Following that presentation, Young was asked to post on the Autism Speaks official blog.
“I was both honored and surprised,” Young said of receiving Future Horizon’s Temple Grandin Award, named for the professor of animal science at Colorado State University who has become a well-known advocate for those who, like her, deal with autism. This year Time Magazine named Grandin as one of the world’s 100 most influential people.
“Many of the challenges I face in life are simply because people do not understand me—and there are plenty of times I don’t understand others,” said Young, who hails from Norcross, Ga. “For example, I am often late to my classes at Georgia Tech and have trouble staying awake in class. I can set four or five alarms and still have trouble getting someplace on time. I can go to a class that I am eager and excited about, and yet fall asleep within 15 minutes or so.
“These are not my choices,” he said. “These are the impacts of living with autism. Some of my professors perceive me as lazy, uncaring or irresponsible. None of these things is true.”

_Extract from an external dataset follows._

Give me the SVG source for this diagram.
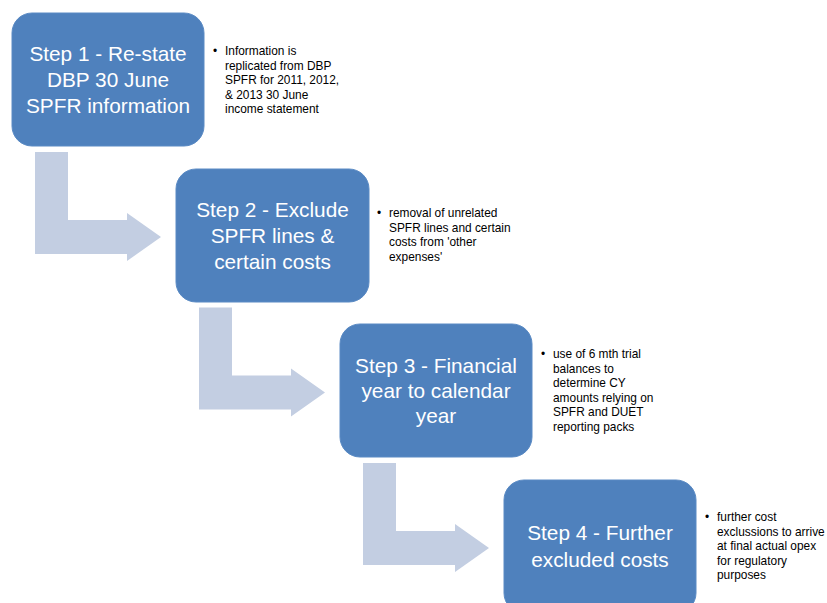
<svg xmlns="http://www.w3.org/2000/svg" width="827" height="603" viewBox="0 0 827 603">
<style>
.box{fill:#4F81BD;stroke:#5A8AC4;stroke-width:1}
.arrow{fill:#C3CEE2}
.bt{font-family:"Liberation Sans",Arial,sans-serif;font-size:20.8px;fill:#FFFFFF;text-anchor:middle}
.nt{font-family:"Liberation Sans",Arial,sans-serif;font-size:11.9px;fill:#000000}
</style>
<rect width="827" height="603" fill="#FFFFFF"/>
<g id="connectors">
<path class="arrow" d="M35,152 H68 V220 H127 V213 L161,237 L127,261 V254 H35 Z"/>
<path class="arrow" d="M199,307.5 H232 V375.5 H291 V368.5 L325,392.5 L291,416.5 V409.5 H199 Z"/>
<path class="arrow" d="M363,463 H396 V531 H455 V524 L489,548 L455,572 V565 H363 Z"/>
</g>
<g id="step1">
<rect class="box" x="12" y="13" width="192" height="133" rx="20" ry="20"/>
<text class="bt" x="108" y="61">Step 1 - Re-state</text>
<text class="bt" x="108" y="87">DBP 30 June</text>
<text class="bt" x="108" y="113">SPFR information</text>
</g>
<g id="note1" class="nt">
<text x="213" y="54.5">•</text>
<text x="225" y="55">Information is</text>
<text x="225" y="69.5">replicated from DBP</text>
<text x="225" y="84">SPFR for 2011, 2012,</text>
<text x="225" y="98.5">&amp; 2013 30 June</text>
<text x="225" y="113">income statement</text>
</g>
<g id="step2">
<rect class="box" x="176" y="169" width="193" height="133" rx="20" ry="20"/>
<text class="bt" x="272.5" y="217">Step 2 - Exclude</text>
<text class="bt" x="272.5" y="243">SPFR lines &amp;</text>
<text class="bt" x="272.5" y="269">certain costs</text>
</g>
<g id="note2" class="nt">
<text x="377" y="216.5">•</text>
<text x="389" y="217">removal of unrelated</text>
<text x="389" y="231.5">SPFR lines and certain</text>
<text x="389" y="246">costs from 'other</text>
<text x="389" y="260.5">expenses'</text>
</g>
<g id="step3">
<rect class="box" x="340" y="324" width="192" height="133" rx="20" ry="20"/>
<text class="bt" x="436" y="373">Step 3 - Financial</text>
<text class="bt" x="436" y="398">year to calendar</text>
<text class="bt" x="436" y="423">year</text>
</g>
<g id="note3" class="nt">
<text x="541" y="357.5">•</text>
<text x="553" y="358">use of 6 mth trial</text>
<text x="553" y="372.5">balances to</text>
<text x="553" y="387">determine CY</text>
<text x="553" y="401.5">amounts relying on</text>
<text x="553" y="416">SPFR and DUET</text>
<text x="553" y="430.5">reporting packs</text>
</g>
<g id="step4">
<rect class="box" x="504" y="480" width="192" height="133" rx="20" ry="20"/>
<text class="bt" x="600" y="540">Step 4 - Further</text>
<text class="bt" x="600" y="567">excluded costs</text>
</g>
<g id="note4" class="nt">
<text x="705" y="520.5">•</text>
<text x="717" y="521">further cost</text>
<text x="717" y="535.5">exclussions to arrive</text>
<text x="717" y="550">at final actual opex</text>
<text x="717" y="564.5">for regulatory</text>
<text x="717" y="579">purposes</text>
</g>
</svg>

“While speaking is outside his comfort zone, Sean does so in an effort to make the journey a bit easier for those who are like him,” said his mother, Joy Young. “Every single day is a struggle for Sean. He has been heroic in his efforts to face the challenges of living in a ‘neurotypical’ world. He says, ‘Being around neurotypicals does not make me neurotypical.’ However he continues to work very hard to figure us out, and find his place in the universe.”